Pub Date: April 7th, 2020
ISBN: 978-1-63152-687-9
Publisher: She Writes Press

Coates’ debut biographical novel chronicles the life of modernist painter Agnes Lawrence Pelton (1881-1961).

The story begins with Agnes as a child in Germany, where she was born to American parents; both had fled tragedies and scandals in their respective families. She’s a sickly child, and her parents eventually return to Brooklyn, New York, where her mother opens a music school. As a teenager, Agnes studies art at the Pratt Institute, which leads to a job teaching art in Massachusetts. Later, she spends an exhilarating year in Italy, studying under former Pratt instructor Hamilton Easter Field. She’s asked to exhibit her work in the famed Armory Show of 1913 when another mentor sees her work at Field’s gallery. After exhibiting alongside Henri Matisse and Pablo Picasso, Agnes finds herself at the center of the art world, and she rents a studio in Manhattan’s Greenwich Village. Along for the ride are her wealthy friends and patrons, including Mabel Dodge, who invites her to visit Taos, New Mexico. Later, she lives in a windmill in the Hamptons, painting portraits for wealthy families, but she finds it unsatisfying. A trip to Hawaii rekindles Agnes’ desire for spiritual growth, and when a friend invites her to live in a California artists’ commune, she jumps at the chance: “I knew that something was being born inside me, and without having to think about it, I knew what colors I would use.” Coates’ thoroughly researched novel, told from Agnes’ first-person point of view, succeeds beautifully at re-creating the emotional life of this once-obscure artist whose legacy has lately become the subject of renewed interest.
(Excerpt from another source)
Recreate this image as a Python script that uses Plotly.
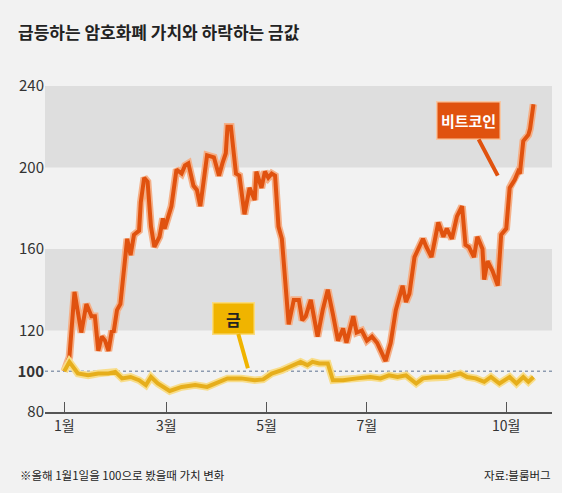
import plotly.graph_objects as go

# x = day index from Jan 1 (approx.), y = value index (Jan 1 = 100)
btc_t = [0, 3, 6, 10, 13, 16, 18, 20, 22, 24, 26, 28, 29, 31, 33, 35, 37, 39, 41, 44, 45, 47, 49, 51, 53, 56, 58, 59,
         63, 66, 69, 71, 73, 76, 78, 80, 84, 88, 91, 93, 95, 96, 98, 101, 103, 106, 109, 112, 113, 116, 118, 120,
         122, 124, 126, 128, 132, 135, 138, 140, 142, 145, 149, 152, 155, 158, 161, 164, 166, 170, 172, 175, 178,
         181, 184, 189, 192, 195, 199, 201, 203, 206, 209, 211, 213, 216, 220, 223, 225, 228, 231, 234, 236, 238,
         241, 243, 246, 247, 249, 252, 255, 257, 260, 262, 265, 267, 268, 270, 273, 274, 276]
btc_v = [100, 107, 139, 119, 133, 127, 127, 110, 117, 115, 110, 120, 119, 130, 133, 148, 165, 157, 167, 169, 183, 195,
         193, 171, 161, 166, 175, 170, 181, 199, 197, 201, 202, 191, 189, 181, 206, 205, 196, 202, 207, 220, 220,
         197, 196, 177, 190, 184, 198, 190, 198, 195, 197, 196, 171, 165, 123, 135, 135, 125, 127, 135, 117, 130,
         140, 128, 115, 121, 114, 127, 119, 120, 115, 117, 114, 105, 114, 130, 142, 134, 138, 156, 162, 165, 161,
         156, 173, 166, 170, 165, 176, 181, 162, 161, 156, 166, 160, 145, 154, 149, 142, 167, 170, 190, 194, 198,
         197, 213, 216, 219, 231]

gold_t = [0, 3, 8, 14, 20, 26, 30, 34, 39, 44, 48, 51, 55, 62, 69, 77, 84, 91, 96, 104, 112, 117, 122, 128, 134,
          139, 143, 146, 150, 155, 158, 164, 172, 180, 186, 191, 196, 201, 207, 211, 217, 225, 233, 237, 242, 247,
          251, 256, 262, 266, 270, 273, 276]
gold_v = [100, 104.6, 98.9, 98, 98.9, 98.9, 99.7, 96.5, 97.2, 95.6, 93.2, 97.2, 94, 90.3, 92.3, 93.2, 92.3, 94.8,
          96.5, 96.5, 95.6, 96, 98.9, 100.5, 103, 104.6, 103, 104.6, 103.8, 103.8, 95.6, 95.6, 96.5, 97.2, 96.5,
          98, 97.2, 98, 94, 96.5, 97, 97.2, 98.9, 97.2, 96.5, 94.8, 97.2, 94, 97.2, 94, 97.2, 94.8, 97.2]

x_tickvals = [0, 60, 119, 178, 260]
x_ticktext = ["1월", "3월", "5월", "7월", "10월"]
y_tickvals = [80, 100, 120, 160, 200, 240]
y_ticktext = ["80", "<b>100</b>", "120", "160", "200", "240"]
bands = [(120, 160), (200, 240)]

FONT = "Noto Sans CJK KR"
BTC = "#e0520f"
BTC_HALO = "#f5b088"
GOLD = "#e6ae1c"
GOLD_HALO = "#f8dd8a"

H, W = 493, 562
mt, mb, ml, mr = 86, 81, 45, 10
ph, pw = H - mt - mb, W - ml - mr


def py(pix_y):
    return (H - mb - pix_y) / ph


def px(pix_x):
    return (pix_x - ml) / pw


fig = go.Figure()
fig.add_trace(go.Scatter(x=btc_t, y=btc_v, mode="lines", line=dict(color=BTC_HALO, width=7.5), hoverinfo="skip"))
fig.add_trace(go.Scatter(x=btc_t, y=btc_v, mode="lines", line=dict(color=BTC, width=4), name="비트코인"))
fig.add_trace(go.Scatter(x=gold_t, y=gold_v, mode="lines", line=dict(color=GOLD_HALO, width=7.5), hoverinfo="skip"))
fig.add_trace(go.Scatter(x=gold_t, y=gold_v, mode="lines", line=dict(color=GOLD, width=4), name="금"))

for lo, hi in bands:
    fig.add_shape(type="rect", xref="paper", x0=0, x1=1, yref="y", y0=lo, y1=hi,
                  fillcolor="#dedede", line=dict(width=0), layer="below")
fig.add_shape(type="line", xref="paper", x0=0, x1=1, yref="y", y0=100, y1=100,
              line=dict(color="#8d9bb0", width=1.5, dash="dot"), layer="below")

fig.add_annotation(x=255, y=196, xref="x", yref="y", ax=-29, ay=-55, text="<b>비트코인</b>",
                   showarrow=True, arrowhead=0, arrowwidth=4, arrowcolor=BTC,
                   font=dict(family=FONT, size=15, color="white"), bgcolor=BTC,
                   bordercolor="#f7c7a4", borderwidth=1.5, borderpad=2, width=58, height=32)
fig.add_annotation(x=108, y=101.5, xref="x", yref="y", ax=-14, ay=-50, text="<b>금</b>",
                   showarrow=True, arrowhead=0, arrowwidth=4, arrowcolor="#f0b400",
                   font=dict(family=FONT, size=16, color="#222"), bgcolor="#f0b400",
                   bordercolor="#f9dc80", borderwidth=1.5, borderpad=2, width=36, height=26)

fig.add_annotation(x=px(16), y=py(31), xref="paper", yref="paper",
                   text="<b>급등하는 암호화폐 가치와 하락하는 금값</b>",
                   showarrow=False, xanchor="left", yanchor="middle",
                   font=dict(family=FONT, size=17, color="#222"))
fig.add_annotation(x=px(18), y=py(475), xref="paper", yref="paper",
                   text="※올해 1월1일을 100으로 봤을때 가치 변화", showarrow=False,
                   xanchor="left", yanchor="middle", font=dict(family=FONT, size=11.5, color="#222"))
fig.add_annotation(x=px(553), y=py(475), xref="paper", yref="paper",
                   text="자료:블룸버그", showarrow=False,
                   xanchor="right", yanchor="middle", font=dict(family=FONT, size=11.5, color="#222"))

fig.update_layout(
    width=W, height=H,
    margin=dict(l=ml, r=mr, t=mt, b=mb),
    paper_bgcolor="#f2f2f2", plot_bgcolor="#f2f2f2",
    showlegend=False,
    font=dict(family=FONT, color="#333"),
    xaxis=dict(range=[-11.35, 286.9], tickvals=x_tickvals, ticktext=x_ticktext, showgrid=False,
               zeroline=False, showline=True, linecolor="#555", linewidth=2, ticks="inside",
               ticklen=10, tickcolor="#555", tickwidth=1, tickfont=dict(size=14, color="#333")),
    yaxis=dict(range=[80, 240], tickvals=y_tickvals, ticktext=y_ticktext, showgrid=False,
               zeroline=False, showline=False, ticks="", tickfont=dict(size=15, color="#333")),
)

fig.write_html("out.html", config={"displayModeBar": False},
               post_script="document.body.style.margin='0';document.body.style.background='#f2f2f2';")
The characters are resolute and unshakeable, from Agnes’ stalwart mother to wealthy women who host political radicals and artists in their Fifth Avenue apartments. Coates draws Agnes’ character with care, depicting her as longing for success and acceptance in the art world but also craving solitude. The author also describes the artist’s unique spiritual journey and the inspiration for her later, abstract works in vivid prose that’s worthy of the artist.

An in-depth, highly personal portrait of a remarkable talent.